# TASK DESCRIPTION
Set down the full listing exactly as given. Any pictures are to be left out.

# DATASET EXCERPT
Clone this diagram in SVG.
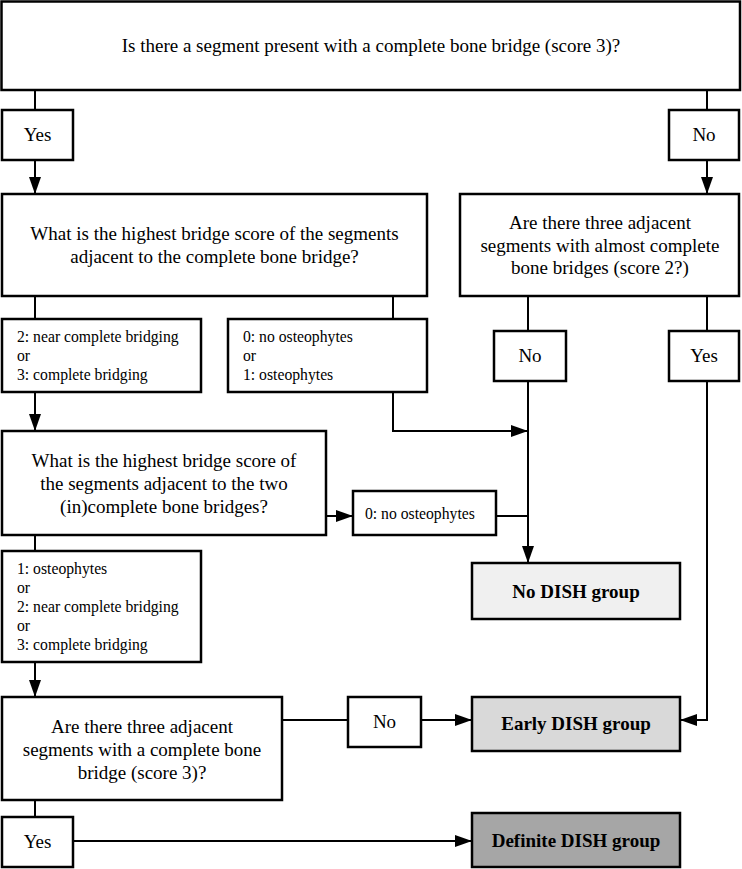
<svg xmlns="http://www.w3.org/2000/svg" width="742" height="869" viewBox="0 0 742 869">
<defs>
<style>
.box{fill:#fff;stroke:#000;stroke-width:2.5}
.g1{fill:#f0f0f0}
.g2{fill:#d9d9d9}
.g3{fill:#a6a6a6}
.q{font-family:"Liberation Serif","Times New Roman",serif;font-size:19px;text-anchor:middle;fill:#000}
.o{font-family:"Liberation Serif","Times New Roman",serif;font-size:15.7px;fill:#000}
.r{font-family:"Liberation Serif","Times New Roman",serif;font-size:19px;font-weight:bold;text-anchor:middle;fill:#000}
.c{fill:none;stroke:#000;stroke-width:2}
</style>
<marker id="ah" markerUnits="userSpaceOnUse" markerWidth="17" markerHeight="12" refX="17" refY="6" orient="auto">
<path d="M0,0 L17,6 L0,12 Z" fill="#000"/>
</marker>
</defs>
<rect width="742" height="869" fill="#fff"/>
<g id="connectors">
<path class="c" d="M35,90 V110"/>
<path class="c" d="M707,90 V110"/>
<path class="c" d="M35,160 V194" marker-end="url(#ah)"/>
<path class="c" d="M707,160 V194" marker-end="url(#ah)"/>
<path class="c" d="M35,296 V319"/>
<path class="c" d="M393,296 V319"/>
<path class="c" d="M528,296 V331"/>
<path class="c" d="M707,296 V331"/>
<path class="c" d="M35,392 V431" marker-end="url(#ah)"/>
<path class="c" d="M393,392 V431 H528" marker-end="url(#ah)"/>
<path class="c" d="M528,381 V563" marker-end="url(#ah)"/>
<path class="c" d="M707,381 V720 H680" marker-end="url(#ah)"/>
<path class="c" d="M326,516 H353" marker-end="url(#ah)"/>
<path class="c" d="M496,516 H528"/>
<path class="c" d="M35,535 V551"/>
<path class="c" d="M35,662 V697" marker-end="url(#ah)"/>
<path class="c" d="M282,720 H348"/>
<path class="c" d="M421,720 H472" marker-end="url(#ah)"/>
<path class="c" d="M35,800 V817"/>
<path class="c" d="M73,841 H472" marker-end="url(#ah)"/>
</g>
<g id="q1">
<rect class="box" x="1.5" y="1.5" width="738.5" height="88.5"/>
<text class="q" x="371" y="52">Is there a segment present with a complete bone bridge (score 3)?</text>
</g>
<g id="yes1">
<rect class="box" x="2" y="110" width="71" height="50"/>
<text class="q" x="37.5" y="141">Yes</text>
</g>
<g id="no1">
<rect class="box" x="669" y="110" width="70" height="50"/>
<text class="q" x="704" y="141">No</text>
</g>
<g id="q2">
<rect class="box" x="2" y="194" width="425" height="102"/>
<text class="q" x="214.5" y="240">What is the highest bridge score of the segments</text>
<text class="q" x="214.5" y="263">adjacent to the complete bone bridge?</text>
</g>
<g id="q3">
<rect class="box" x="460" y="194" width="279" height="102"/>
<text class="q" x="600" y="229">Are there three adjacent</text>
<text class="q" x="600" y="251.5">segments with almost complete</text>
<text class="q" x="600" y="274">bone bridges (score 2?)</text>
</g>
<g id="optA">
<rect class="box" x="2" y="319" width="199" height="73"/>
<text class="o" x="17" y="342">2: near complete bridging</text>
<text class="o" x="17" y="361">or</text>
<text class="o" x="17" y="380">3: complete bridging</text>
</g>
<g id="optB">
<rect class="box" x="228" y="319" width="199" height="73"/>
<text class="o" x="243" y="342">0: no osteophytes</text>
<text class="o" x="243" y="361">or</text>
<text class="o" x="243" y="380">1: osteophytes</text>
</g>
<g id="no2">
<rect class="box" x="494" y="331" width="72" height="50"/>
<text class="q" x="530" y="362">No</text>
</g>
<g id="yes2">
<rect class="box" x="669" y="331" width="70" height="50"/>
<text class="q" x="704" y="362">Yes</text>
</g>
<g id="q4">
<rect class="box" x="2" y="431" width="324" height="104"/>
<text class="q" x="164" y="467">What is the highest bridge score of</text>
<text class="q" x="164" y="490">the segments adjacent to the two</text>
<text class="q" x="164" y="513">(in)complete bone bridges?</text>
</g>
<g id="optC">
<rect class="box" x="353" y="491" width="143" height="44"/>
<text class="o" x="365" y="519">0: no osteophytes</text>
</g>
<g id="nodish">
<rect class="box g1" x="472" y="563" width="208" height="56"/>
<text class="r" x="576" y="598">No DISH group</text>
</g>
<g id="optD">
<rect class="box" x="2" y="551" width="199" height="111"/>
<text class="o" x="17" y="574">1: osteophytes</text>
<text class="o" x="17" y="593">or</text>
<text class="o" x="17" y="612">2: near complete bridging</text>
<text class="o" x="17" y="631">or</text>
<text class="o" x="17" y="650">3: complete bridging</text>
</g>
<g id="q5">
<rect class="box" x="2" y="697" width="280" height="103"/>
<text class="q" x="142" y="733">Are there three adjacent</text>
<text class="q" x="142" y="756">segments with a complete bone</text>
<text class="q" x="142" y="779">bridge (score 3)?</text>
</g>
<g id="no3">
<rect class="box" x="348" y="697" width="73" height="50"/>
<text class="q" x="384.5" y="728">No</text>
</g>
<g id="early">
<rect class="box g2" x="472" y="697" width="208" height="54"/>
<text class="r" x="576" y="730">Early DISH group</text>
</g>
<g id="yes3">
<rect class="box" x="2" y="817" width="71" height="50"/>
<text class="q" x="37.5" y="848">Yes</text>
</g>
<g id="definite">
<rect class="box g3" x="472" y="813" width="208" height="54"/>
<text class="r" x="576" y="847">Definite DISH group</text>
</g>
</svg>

# EXERCISE RESULT
Clone this diagram in SVG.
<svg xmlns="http://www.w3.org/2000/svg" width="742" height="869" viewBox="0 0 742 869">
<defs>
<style>
.box{fill:#fff;stroke:#000;stroke-width:2.5}
.g1{fill:#f0f0f0}
.g2{fill:#d9d9d9}
.g3{fill:#a6a6a6}
.q{font-family:"Liberation Serif","Times New Roman",serif;font-size:19px;text-anchor:middle;fill:#000}
.o{font-family:"Liberation Serif","Times New Roman",serif;font-size:15.7px;fill:#000}
.r{font-family:"Liberation Serif","Times New Roman",serif;font-size:19px;font-weight:bold;text-anchor:middle;fill:#000}
.c{fill:none;stroke:#000;stroke-width:2}
</style>
<marker id="ah" markerUnits="userSpaceOnUse" markerWidth="17" markerHeight="12" refX="17" refY="6" orient="auto">
<path d="M0,0 L17,6 L0,12 Z" fill="#000"/>
</marker>
</defs>
<rect width="742" height="869" fill="#fff"/>
<g id="connectors">
<path class="c" d="M35,90 V110"/>
<path class="c" d="M707,90 V110"/>
<path class="c" d="M35,160 V194" marker-end="url(#ah)"/>
<path class="c" d="M707,160 V194" marker-end="url(#ah)"/>
<path class="c" d="M35,296 V319"/>
<path class="c" d="M393,296 V319"/>
<path class="c" d="M528,296 V331"/>
<path class="c" d="M707,296 V331"/>
<path class="c" d="M35,392 V431" marker-end="url(#ah)"/>
<path class="c" d="M393,392 V431 H528" marker-end="url(#ah)"/>
<path class="c" d="M528,381 V563" marker-end="url(#ah)"/>
<path class="c" d="M707,381 V720 H680" marker-end="url(#ah)"/>
<path class="c" d="M326,516 H353" marker-end="url(#ah)"/>
<path class="c" d="M496,516 H528"/>
<path class="c" d="M35,535 V551"/>
<path class="c" d="M35,662 V697" marker-end="url(#ah)"/>
<path class="c" d="M282,720 H348"/>
<path class="c" d="M421,720 H472" marker-end="url(#ah)"/>
<path class="c" d="M35,800 V817"/>
<path class="c" d="M73,841 H472" marker-end="url(#ah)"/>
</g>
<g id="q1">
<rect class="box" x="1.5" y="1.5" width="738.5" height="88.5"/>
<text class="q" x="371" y="52">Is there a segment present with a complete bone bridge (score 3)?</text>
</g>
<g id="yes1">
<rect class="box" x="2" y="110" width="71" height="50"/>
<text class="q" x="37.5" y="141">Yes</text>
</g>
<g id="no1">
<rect class="box" x="669" y="110" width="70" height="50"/>
<text class="q" x="704" y="141">No</text>
</g>
<g id="q2">
<rect class="box" x="2" y="194" width="425" height="102"/>
<text class="q" x="214.5" y="240">What is the highest bridge score of the segments</text>
<text class="q" x="214.5" y="263">adjacent to the complete bone bridge?</text>
</g>
<g id="q3">
<rect class="box" x="460" y="194" width="279" height="102"/>
<text class="q" x="600" y="229">Are there three adjacent</text>
<text class="q" x="600" y="251.5">segments with almost complete</text>
<text class="q" x="600" y="274">bone bridges (score 2?)</text>
</g>
<g id="optA">
<rect class="box" x="2" y="319" width="199" height="73"/>
<text class="o" x="17" y="342">2: near complete bridging</text>
<text class="o" x="17" y="361">or</text>
<text class="o" x="17" y="380">3: complete bridging</text>
</g>
<g id="optB">
<rect class="box" x="228" y="319" width="199" height="73"/>
<text class="o" x="243" y="342">0: no osteophytes</text>
<text class="o" x="243" y="361">or</text>
<text class="o" x="243" y="380">1: osteophytes</text>
</g>
<g id="no2">
<rect class="box" x="494" y="331" width="72" height="50"/>
<text class="q" x="530" y="362">No</text>
</g>
<g id="yes2">
<rect class="box" x="669" y="331" width="70" height="50"/>
<text class="q" x="704" y="362">Yes</text>
</g>
<g id="q4">
<rect class="box" x="2" y="431" width="324" height="104"/>
<text class="q" x="164" y="467">What is the highest bridge score of</text>
<text class="q" x="164" y="490">the segments adjacent to the two</text>
<text class="q" x="164" y="513">(in)complete bone bridges?</text>
</g>
<g id="optC">
<rect class="box" x="353" y="491" width="143" height="44"/>
<text class="o" x="365" y="519">0: no osteophytes</text>
</g>
<g id="nodish">
<rect class="box g1" x="472" y="563" width="208" height="56"/>
<text class="r" x="576" y="598">No DISH group</text>
</g>
<g id="optD">
<rect class="box" x="2" y="551" width="199" height="111"/>
<text class="o" x="17" y="574">1: osteophytes</text>
<text class="o" x="17" y="593">or</text>
<text class="o" x="17" y="612">2: near complete bridging</text>
<text class="o" x="17" y="631">or</text>
<text class="o" x="17" y="650">3: complete bridging</text>
</g>
<g id="q5">
<rect class="box" x="2" y="697" width="280" height="103"/>
<text class="q" x="142" y="733">Are there three adjacent</text>
<text class="q" x="142" y="756">segments with a complete bone</text>
<text class="q" x="142" y="779">bridge (score 3)?</text>
</g>
<g id="no3">
<rect class="box" x="348" y="697" width="73" height="50"/>
<text class="q" x="384.5" y="728">No</text>
</g>
<g id="early">
<rect class="box g2" x="472" y="697" width="208" height="54"/>
<text class="r" x="576" y="730">Early DISH group</text>
</g>
<g id="yes3">
<rect class="box" x="2" y="817" width="71" height="50"/>
<text class="q" x="37.5" y="848">Yes</text>
</g>
<g id="definite">
<rect class="box g3" x="472" y="813" width="208" height="54"/>
<text class="r" x="576" y="847">Definite DISH group</text>
</g>
</svg>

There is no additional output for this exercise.